Written instruction: Retype all material exactly. Pictures stay out of the copy.

Data segment:
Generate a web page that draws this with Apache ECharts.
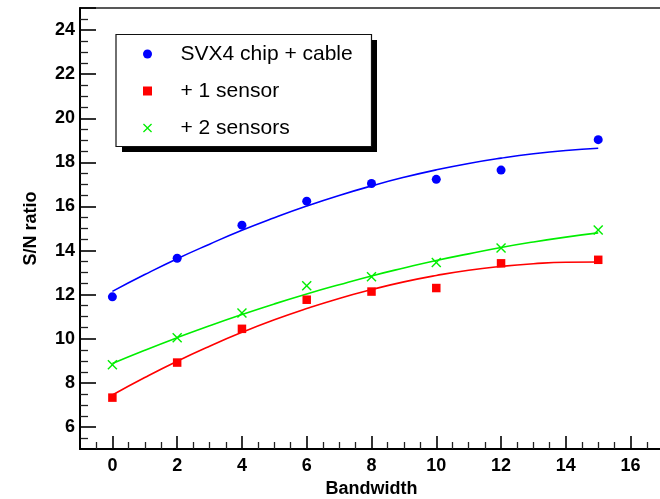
<!DOCTYPE html>
<html>
<head>
<meta charset="utf-8">
<script src="https://cdn.jsdelivr.net/npm/echarts@6/dist/echarts.min.js"></script>
<style>
html,body{margin:0;padding:0;background:#fff;}
#c{width:660px;height:499px;}
</style>
</head>
<body>
<div id="c"></div>
<script>
// Measured points
const bandwidth = [0, 2, 4, 6, 8, 10, 12, 15];
const chipCable = [11.9, 13.65, 15.15, 16.24, 17.04, 17.23, 17.65, 19.03];
const oneSensor = [7.33, 8.92, 10.45, 11.77, 12.14, 12.3, 13.42, 13.58];
const twoSensors = [8.82, 10.04, 11.17, 12.4, 12.81, 13.46, 14.11, 14.93];

// Fit curves
const fitX = [0, 1, 2, 3, 4, 5, 6, 7, 8, 9, 10, 11, 12, 13, 14, 15];
const fitChipCable = [12.15, 12.91, 13.63, 14.29, 14.92, 15.49, 16.02, 16.50, 16.93, 17.32, 17.66, 17.95, 18.19, 18.39, 18.54, 18.64];
const fitOneSensor = [7.45, 8.24, 8.98, 9.66, 10.29, 10.86, 11.37, 11.83, 12.23, 12.58, 12.87, 13.11, 13.28, 13.40, 13.47, 13.48];
const fitTwoSensors = [8.88, 9.48, 10.05, 10.59, 11.10, 11.58, 12.03, 12.45, 12.85, 13.21, 13.55, 13.85, 14.14, 14.39, 14.61, 14.80];

const seriesNames = ['SVX4 chip + cable', '+ 1 sensor', '+ 2 sensors'];
const xTitle = 'Bandwidth';
const yTitle = 'S/N ratio';

const pairs = (xs, ys) => xs.map((x, i) => [x, ys[i]]);
const crossPath = 'path://M0,1L1,0L5,4L9,0L10,1L6,5L10,9L9,10L5,6L1,10L0,9L4,5Z';
const squarePath = 'path://M0,0L10,0L10,10L0,10Z';
const FONT = '"Liberation Sans", Arial, Helvetica, sans-serif';

const chart = echarts.init(document.getElementById('c'), null, {renderer: 'canvas'});

const axisCommon = {
  type: 'value',
  axisLine: {show: true, onZero: false, lineStyle: {color: '#000', width: 2}},
  splitLine: {show: false},
  axisLabel: {
    showMinLabel: false, showMaxLabel: false,
    fontSize: 18, fontWeight: 'bold', color: '#000', fontFamily: FONT
  },
  nameLocation: 'middle',
  nameTextStyle: {fontSize: 18, fontWeight: 'bold', color: '#000', fontFamily: FONT}
};

const option = {
  animation: false,
  backgroundColor: '#fff',
  grid: {
    left: 80, top: 8, width: 583, height: 441,
    outerBoundsMode: 'none', containLabel: false,
    show: true, borderColor: '#222', borderWidth: 1.5, backgroundColor: 'transparent'
  },
  xAxis: Object.assign({}, axisCommon, {
    min: -1, max: 17, splitNumber: 9,
    axisTick: {show: true, inside: true, length: 13, lineStyle: {color: '#000', width: 1.6}},
    minorTick: {show: true, splitNumber: 4, length: 7, lineStyle: {color: '#222', width: 1.3}},
    axisLabel: Object.assign({}, axisCommon.axisLabel, {margin: 8}),
    name: xTitle, nameGap: 30
  }),
  yAxis: Object.assign({}, axisCommon, {
    min: 5, max: 25, splitNumber: 10,
    axisTick: {show: true, inside: true, length: 16, lineStyle: {color: '#000', width: 1.6}},
    minorTick: {show: true, splitNumber: 4, length: 8, lineStyle: {color: '#222', width: 1.3}},
    axisLabel: Object.assign({}, axisCommon.axisLabel, {margin: 5}),
    name: yTitle, nameGap: 40, nameRotate: 90
  }),
  graphic: [
    {type: 'rect', z: 10, shape: {x: 122, y: 40, width: 255, height: 112}, style: {fill: '#000'}},
    {type: 'rect', z: 11, shape: {x: 116, y: 34.5, width: 255.5, height: 112}, style: {fill: '#fff', stroke: '#111', lineWidth: 1.2}}
  ],
  legend: {
    z: 20,
    data: seriesNames,
    orient: 'vertical',
    left: 143, top: 42, padding: 0,
    itemWidth: 56, itemHeight: 9, itemGap: 13,
    symbolKeepAspect: true,
    textStyle: {fontSize: 21, color: '#000', fontFamily: FONT, lineHeight: 24},
    selectedMode: false
  },
  series: [
    {name: seriesNames[0], type: 'scatter', symbol: 'circle', symbolSize: 9, z: 5,
     itemStyle: {color: '#0000ff', opacity: 1}, data: pairs(bandwidth, chipCable)},
    {name: seriesNames[1], type: 'scatter', symbol: squarePath, symbolSize: 8.5, z: 5,
     itemStyle: {color: '#ff0000', opacity: 1}, data: pairs(bandwidth, oneSensor)},
    {name: seriesNames[2], type: 'scatter', symbol: crossPath, symbolSize: 10, z: 5,
     itemStyle: {color: '#00ee00', opacity: 1}, data: pairs(bandwidth, twoSensors)},
    {name: 'fit1', type: 'line', smooth: true, showSymbol: false, z: 4,
     lineStyle: {color: '#0000ff', width: 1.6}, data: pairs(fitX, fitChipCable)},
    {name: 'fit2', type: 'line', smooth: true, showSymbol: false, z: 4,
     lineStyle: {color: '#ff0000', width: 1.6}, data: pairs(fitX, fitOneSensor)},
    {name: 'fit3', type: 'line', smooth: true, showSymbol: false, z: 4,
     lineStyle: {color: '#00ee00', width: 1.6}, data: pairs(fitX, fitTwoSensors)}
  ]
};
chart.setOption(option);
</script>
</body>
</html>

In response:
Generate a web page that draws this with Apache ECharts.
<!DOCTYPE html>
<html>
<head>
<meta charset="utf-8">
<script src="https://cdn.jsdelivr.net/npm/echarts@6/dist/echarts.min.js"></script>
<style>
html,body{margin:0;padding:0;background:#fff;}
#c{width:660px;height:499px;}
</style>
</head>
<body>
<div id="c"></div>
<script>
// Measured points
const bandwidth = [0, 2, 4, 6, 8, 10, 12, 15];
const chipCable = [11.9, 13.65, 15.15, 16.24, 17.04, 17.23, 17.65, 19.03];
const oneSensor = [7.33, 8.92, 10.45, 11.77, 12.14, 12.3, 13.42, 13.58];
const twoSensors = [8.82, 10.04, 11.17, 12.4, 12.81, 13.46, 14.11, 14.93];

// Fit curves
const fitX = [0, 1, 2, 3, 4, 5, 6, 7, 8, 9, 10, 11, 12, 13, 14, 15];
const fitChipCable = [12.15, 12.91, 13.63, 14.29, 14.92, 15.49, 16.02, 16.50, 16.93, 17.32, 17.66, 17.95, 18.19, 18.39, 18.54, 18.64];
const fitOneSensor = [7.45, 8.24, 8.98, 9.66, 10.29, 10.86, 11.37, 11.83, 12.23, 12.58, 12.87, 13.11, 13.28, 13.40, 13.47, 13.48];
const fitTwoSensors = [8.88, 9.48, 10.05, 10.59, 11.10, 11.58, 12.03, 12.45, 12.85, 13.21, 13.55, 13.85, 14.14, 14.39, 14.61, 14.80];

const seriesNames = ['SVX4 chip + cable', '+ 1 sensor', '+ 2 sensors'];
const xTitle = 'Bandwidth';
const yTitle = 'S/N ratio';

const pairs = (xs, ys) => xs.map((x, i) => [x, ys[i]]);
const crossPath = 'path://M0,1L1,0L5,4L9,0L10,1L6,5L10,9L9,10L5,6L1,10L0,9L4,5Z';
const squarePath = 'path://M0,0L10,0L10,10L0,10Z';
const FONT = '"Liberation Sans", Arial, Helvetica, sans-serif';

const chart = echarts.init(document.getElementById('c'), null, {renderer: 'canvas'});

const axisCommon = {
  type: 'value',
  axisLine: {show: true, onZero: false, lineStyle: {color: '#000', width: 2}},
  splitLine: {show: false},
  axisLabel: {
    showMinLabel: false, showMaxLabel: false,
    fontSize: 18, fontWeight: 'bold', color: '#000', fontFamily: FONT
  },
  nameLocation: 'middle',
  nameTextStyle: {fontSize: 18, fontWeight: 'bold', color: '#000', fontFamily: FONT}
};

const option = {
  animation: false,
  backgroundColor: '#fff',
  grid: {
    left: 80, top: 8, width: 583, height: 441,
    outerBoundsMode: 'none', containLabel: false,
    show: true, borderColor: '#222', borderWidth: 1.5, backgroundColor: 'transparent'
  },
  xAxis: Object.assign({}, axisCommon, {
    min: -1, max: 17, splitNumber: 9,
    axisTick: {show: true, inside: true, length: 13, lineStyle: {color: '#000', width: 1.6}},
    minorTick: {show: true, splitNumber: 4, length: 7, lineStyle: {color: '#222', width: 1.3}},
    axisLabel: Object.assign({}, axisCommon.axisLabel, {margin: 8}),
    name: xTitle, nameGap: 30
  }),
  yAxis: Object.assign({}, axisCommon, {
    min: 5, max: 25, splitNumber: 10,
    axisTick: {show: true, inside: true, length: 16, lineStyle: {color: '#000', width: 1.6}},
    minorTick: {show: true, splitNumber: 4, length: 8, lineStyle: {color: '#222', width: 1.3}},
    axisLabel: Object.assign({}, axisCommon.axisLabel, {margin: 5}),
    name: yTitle, nameGap: 40, nameRotate: 90
  }),
  graphic: [
    {type: 'rect', z: 10, shape: {x: 122, y: 40, width: 255, height: 112}, style: {fill: '#000'}},
    {type: 'rect', z: 11, shape: {x: 116, y: 34.5, width: 255.5, height: 112}, style: {fill: '#fff', stroke: '#111', lineWidth: 1.2}}
  ],
  legend: {
    z: 20,
    data: seriesNames,
    orient: 'vertical',
    left: 143, top: 42, padding: 0,
    itemWidth: 56, itemHeight: 9, itemGap: 13,
    symbolKeepAspect: true,
    textStyle: {fontSize: 21, color: '#000', fontFamily: FONT, lineHeight: 24},
    selectedMode: false
  },
  series: [
    {name: seriesNames[0], type: 'scatter', symbol: 'circle', symbolSize: 9, z: 5,
     itemStyle: {color: '#0000ff', opacity: 1}, data: pairs(bandwidth, chipCable)},
    {name: seriesNames[1], type: 'scatter', symbol: squarePath, symbolSize: 8.5, z: 5,
     itemStyle: {color: '#ff0000', opacity: 1}, data: pairs(bandwidth, oneSensor)},
    {name: seriesNames[2], type: 'scatter', symbol: crossPath, symbolSize: 10, z: 5,
     itemStyle: {color: '#00ee00', opacity: 1}, data: pairs(bandwidth, twoSensors)},
    {name: 'fit1', type: 'line', smooth: true, showSymbol: false, z: 4,
     lineStyle: {color: '#0000ff', width: 1.6}, data: pairs(fitX, fitChipCable)},
    {name: 'fit2', type: 'line', smooth: true, showSymbol: false, z: 4,
     lineStyle: {color: '#ff0000', width: 1.6}, data: pairs(fitX, fitOneSensor)},
    {name: 'fit3', type: 'line', smooth: true, showSymbol: false, z: 4,
     lineStyle: {color: '#00ee00', width: 1.6}, data: pairs(fitX, fitTwoSensors)}
  ]
};
chart.setOption(option);
</script>
</body>
</html>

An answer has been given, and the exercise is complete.